Could AV end up hurting Labour?
YouGov have some more AV polling, this time for Channel 4. In the past the assumption has been that AV would help Labour and the Liberal Democrats, and indeed this was backed up by polling evidence from past elections. In their final poll before the 2010 election YouGov asked respondents how they would have cast their second preference votes if they had been voting under AV.
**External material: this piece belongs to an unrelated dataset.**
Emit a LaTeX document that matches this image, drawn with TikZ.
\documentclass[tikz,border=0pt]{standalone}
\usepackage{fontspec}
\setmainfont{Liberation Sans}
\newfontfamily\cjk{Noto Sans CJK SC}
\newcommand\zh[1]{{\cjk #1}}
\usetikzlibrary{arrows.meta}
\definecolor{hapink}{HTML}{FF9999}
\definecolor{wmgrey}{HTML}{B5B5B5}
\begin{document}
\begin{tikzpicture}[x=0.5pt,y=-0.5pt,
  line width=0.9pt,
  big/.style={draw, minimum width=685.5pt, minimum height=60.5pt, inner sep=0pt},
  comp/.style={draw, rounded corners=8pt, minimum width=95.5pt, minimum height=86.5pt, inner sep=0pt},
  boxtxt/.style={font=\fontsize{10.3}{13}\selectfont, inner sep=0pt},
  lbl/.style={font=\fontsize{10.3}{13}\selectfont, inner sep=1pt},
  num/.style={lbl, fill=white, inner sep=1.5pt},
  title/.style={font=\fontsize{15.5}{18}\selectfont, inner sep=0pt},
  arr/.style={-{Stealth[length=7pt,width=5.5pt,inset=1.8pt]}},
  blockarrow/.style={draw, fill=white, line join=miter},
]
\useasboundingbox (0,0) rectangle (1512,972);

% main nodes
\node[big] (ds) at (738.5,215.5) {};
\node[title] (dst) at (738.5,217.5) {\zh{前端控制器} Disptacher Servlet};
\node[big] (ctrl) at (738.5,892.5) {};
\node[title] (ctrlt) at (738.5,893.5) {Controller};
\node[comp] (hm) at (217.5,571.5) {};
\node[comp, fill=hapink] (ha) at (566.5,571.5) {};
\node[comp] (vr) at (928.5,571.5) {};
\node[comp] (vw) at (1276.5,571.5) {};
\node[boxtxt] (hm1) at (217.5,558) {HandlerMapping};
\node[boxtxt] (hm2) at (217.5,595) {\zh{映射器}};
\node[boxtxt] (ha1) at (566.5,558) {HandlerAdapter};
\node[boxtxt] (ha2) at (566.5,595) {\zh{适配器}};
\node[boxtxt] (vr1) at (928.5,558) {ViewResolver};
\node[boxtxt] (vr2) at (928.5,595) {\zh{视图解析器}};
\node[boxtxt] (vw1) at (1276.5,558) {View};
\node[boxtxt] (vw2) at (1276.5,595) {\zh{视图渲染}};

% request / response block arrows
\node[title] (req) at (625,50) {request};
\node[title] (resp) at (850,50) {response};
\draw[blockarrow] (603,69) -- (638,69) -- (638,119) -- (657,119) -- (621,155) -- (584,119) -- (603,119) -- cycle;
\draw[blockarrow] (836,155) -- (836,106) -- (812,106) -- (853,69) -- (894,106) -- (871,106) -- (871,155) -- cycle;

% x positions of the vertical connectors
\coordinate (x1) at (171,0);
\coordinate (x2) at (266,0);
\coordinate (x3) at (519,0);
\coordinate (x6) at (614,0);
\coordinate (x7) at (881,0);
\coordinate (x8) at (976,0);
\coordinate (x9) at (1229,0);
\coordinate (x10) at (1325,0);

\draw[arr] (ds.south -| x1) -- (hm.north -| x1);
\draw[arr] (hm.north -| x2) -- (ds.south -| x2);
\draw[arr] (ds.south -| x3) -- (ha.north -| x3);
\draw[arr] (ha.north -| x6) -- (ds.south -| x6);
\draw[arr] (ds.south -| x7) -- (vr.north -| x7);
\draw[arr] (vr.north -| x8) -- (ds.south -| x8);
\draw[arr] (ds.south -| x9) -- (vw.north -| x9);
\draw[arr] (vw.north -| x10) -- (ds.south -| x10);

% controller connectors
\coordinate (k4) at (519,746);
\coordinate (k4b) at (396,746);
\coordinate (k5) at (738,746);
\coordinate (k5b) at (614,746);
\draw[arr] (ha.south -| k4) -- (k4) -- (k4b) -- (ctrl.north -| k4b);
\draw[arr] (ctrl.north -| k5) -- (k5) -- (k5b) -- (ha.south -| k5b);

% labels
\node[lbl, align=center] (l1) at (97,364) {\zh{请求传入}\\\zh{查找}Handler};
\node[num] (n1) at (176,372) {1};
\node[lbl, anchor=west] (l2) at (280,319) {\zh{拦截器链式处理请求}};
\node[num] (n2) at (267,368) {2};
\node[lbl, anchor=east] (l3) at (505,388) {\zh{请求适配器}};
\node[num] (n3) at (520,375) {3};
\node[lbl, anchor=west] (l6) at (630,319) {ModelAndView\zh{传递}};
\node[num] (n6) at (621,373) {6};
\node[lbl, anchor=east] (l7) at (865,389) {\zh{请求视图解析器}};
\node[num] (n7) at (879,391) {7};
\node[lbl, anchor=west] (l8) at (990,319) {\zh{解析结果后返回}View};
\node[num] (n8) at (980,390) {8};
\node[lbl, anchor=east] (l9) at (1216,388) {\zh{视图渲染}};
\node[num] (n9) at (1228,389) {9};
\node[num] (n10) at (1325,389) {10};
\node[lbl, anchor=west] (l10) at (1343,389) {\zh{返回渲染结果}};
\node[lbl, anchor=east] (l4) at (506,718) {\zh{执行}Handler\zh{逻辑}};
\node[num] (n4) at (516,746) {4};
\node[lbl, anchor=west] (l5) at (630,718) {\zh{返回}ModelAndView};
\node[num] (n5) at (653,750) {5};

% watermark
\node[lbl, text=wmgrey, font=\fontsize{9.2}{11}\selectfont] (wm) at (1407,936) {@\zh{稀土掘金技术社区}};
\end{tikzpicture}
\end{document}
Amongst Conservatives voters 45% would have given their second preferences to the Lib Dems, 5% for Labour, with the rest not sure, not casting a second vote, or casting one for minor parties. Amongst Labour voters, 6% would have given their second preference to the Conservatives, 64% to the Lib Dems. Lib Dem voters would have split their second preferences in favour of Labour by 42% to 27% for the Tories. Peter Kellner's estimate based on those splits is that this would have cost the Conservatives about 30 seats, with Labour gaining 11 and the Lib Dems 19.
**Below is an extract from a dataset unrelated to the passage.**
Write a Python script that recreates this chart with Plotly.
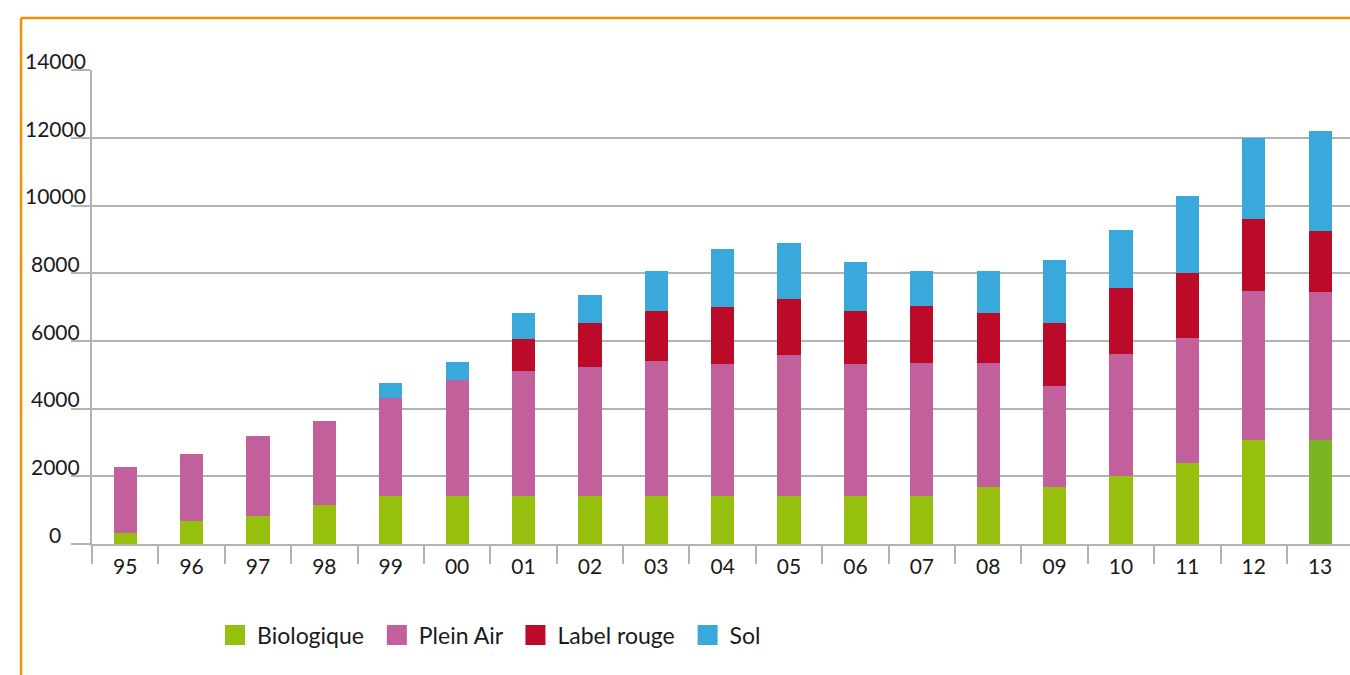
import plotly.graph_objects as go

years = ["95", "96", "97", "98", "99", "00", "01", "02", "03", "04",
         "05", "06", "07", "08", "09", "10", "11", "12", "13"]
biologique = [336, 671, 824, 1150, 1410, 1410, 1410, 1410, 1410, 1410,
              1410, 1410, 1410, 1675, 1675, 2000, 2384, 3064, 3064]
plein_air = [1933, 1984, 2360, 2482, 2914, 3450, 3717, 3835, 4012, 3923,
             4189, 3923, 3930, 3665, 2985, 3606, 3695, 4404, 4374]
label_rouge = [0, 0, 0, 0, 0, 0, 944, 1299, 1456, 1683,
               1653, 1565, 1684, 1478, 1862, 1951, 1921, 2128, 1803]
sol = [0, 0, 0, 0, 427, 507, 768, 826, 1201, 1712,
       1653, 1446, 1035, 1241, 1862, 1714, 2276, 2404, 2956]
y_ticks = [0, 2000, 4000, 6000, 8000, 10000, 12000, 14000]

series = [
    ("Biologique", biologique, "#97bf0d"),
    ("Plein Air", plein_air, "#c2609c"),
    ("Label rouge", label_rouge, "#bc0b28"),
    ("Sol", sol, "#39a8db"),
]

FONT = "Lato"
fig = go.Figure()
for name, vals, col in series:
    colors = [col] * len(vals)
    if name == "Biologique":
        colors[-1] = "#7bb524"
    fig.add_trace(go.Bar(x=years, y=vals, name=name, width=0.35,
                         marker=dict(color=colors, line=dict(width=0)),
                         showlegend=False))
for name, vals, col in series:
    fig.add_trace(go.Scatter(x=[None], y=[None], mode="markers", name=name + "\u00a0",
                             marker=dict(symbol="square", size=16, color=col,
                                         line=dict(color=col, width=4))))

annotations = []
for t in y_ticks:
    annotations.append(dict(x=-0.0294, y=t, xref="paper", yref="y", text=str(t),
                            showarrow=False, xanchor="center", yanchor="middle",
                            yshift=10, font=dict(family=FONT, size=21, color="#1a1a1a")))

shapes = [
    dict(type="line", xref="paper", yref="paper", x0=-0.0564, x1=1.02, y0=1.1097, y1=1.1097,
         line=dict(color="#f39200", width=2.5)),
    dict(type="line", xref="paper", yref="paper", x0=-0.0564, x1=-0.0564, y0=1.1097, y1=-0.3,
         line=dict(color="#f39200", width=2.5)),
]

fig.update_layout(
    barmode="stack",
    width=1350, height=675,
    margin=dict(l=92, r=0, t=70, b=131),
    paper_bgcolor="white", plot_bgcolor="white",
    font=dict(family=FONT, size=21, color="#1a1a1a"),
    showlegend=True,
    legend=dict(orientation="h", x=0.0962, y=-0.192, xanchor="left", yanchor="middle",
                traceorder="normal",
                font=dict(family=FONT, size=23, color="#1a1a1a"), itemwidth=34,
                bgcolor="rgba(0,0,0,0)"),
    annotations=annotations,
    shapes=shapes,
    xaxis=dict(type="category", range=[-0.5, 18.45], showgrid=False, showline=True,
               linecolor="#b3b3b3", linewidth=1.5, ticks="outside", tickson="boundaries",
               ticklen=18, tickwidth=1.5, tickcolor="#b3b3b3",
               ticklabelstandoff=3,
               tickfont=dict(family=FONT, size=21, color="#1a1a1a"), fixedrange=True),
    yaxis=dict(range=[0, 14010], tickvals=y_ticks, showticklabels=False, showgrid=True,
               gridcolor="#b3b3b3", gridwidth=1.5, showline=True, linecolor="#b3b3b3",
               linewidth=1.5, ticks="outside", ticklen=19, tickwidth=1.5,
               tickcolor="#b3b3b3", zeroline=False, fixedrange=True),
)

fig.write_html("out.html", config={"displayModeBar": False},
               post_script="document.body.style.margin='0';document.body.style.overflow='hidden';")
However, AV does not by definition help Labour and hurt the Tories. If Lib Dem voters split in favour of the Tories, and Labour voters were less willing to transfer their support to the Lib Dems there would be a different result.
YouGov repeated the same experience at the end of June. Second preferences now break differently. Conservative voters are much the same, but Labour voters are now much less likely to transfer to the Lib Dems, from 62% at the election, now only 33% of Labour voters would give their second preference to the Lib Dems. Lib Dems now break in favour of the Conservatives rather than Labour, though not by very much (38% to 33%).
None of this should come as a surprise of course - Labour voters are obviously less likely to give second preferences to the Lib Dems if they see them as Conservative-allies, and those Lib Dem voters who preferred Labour over the Tories at the election may no longer have the Lib Dems as their first preference in the first place! The impact, however, is that vote transfers from AV would now help the Conservatives more than Labour. Peter's calculation is that had these transfers applied in the general election (admittedly a rather false scenario!), the Conservatives would have lost only 2 seats, while Labour would have lost 13.
Precisely predicting how AV votes and transfers will translate into seats is a complicated matter (though one we'll have to tackle should the AV referendum be successful), but the point is that the assumption it is damaging to the Conservatives is based on Labour and Lib Dem supporters disproportionately swapping their second preferences between one another. If that changes, as the polling suggests, and Conservative and Lib Dem supporters instead tend to second preference each other's party, AV would end up disproportionately hurting Labour.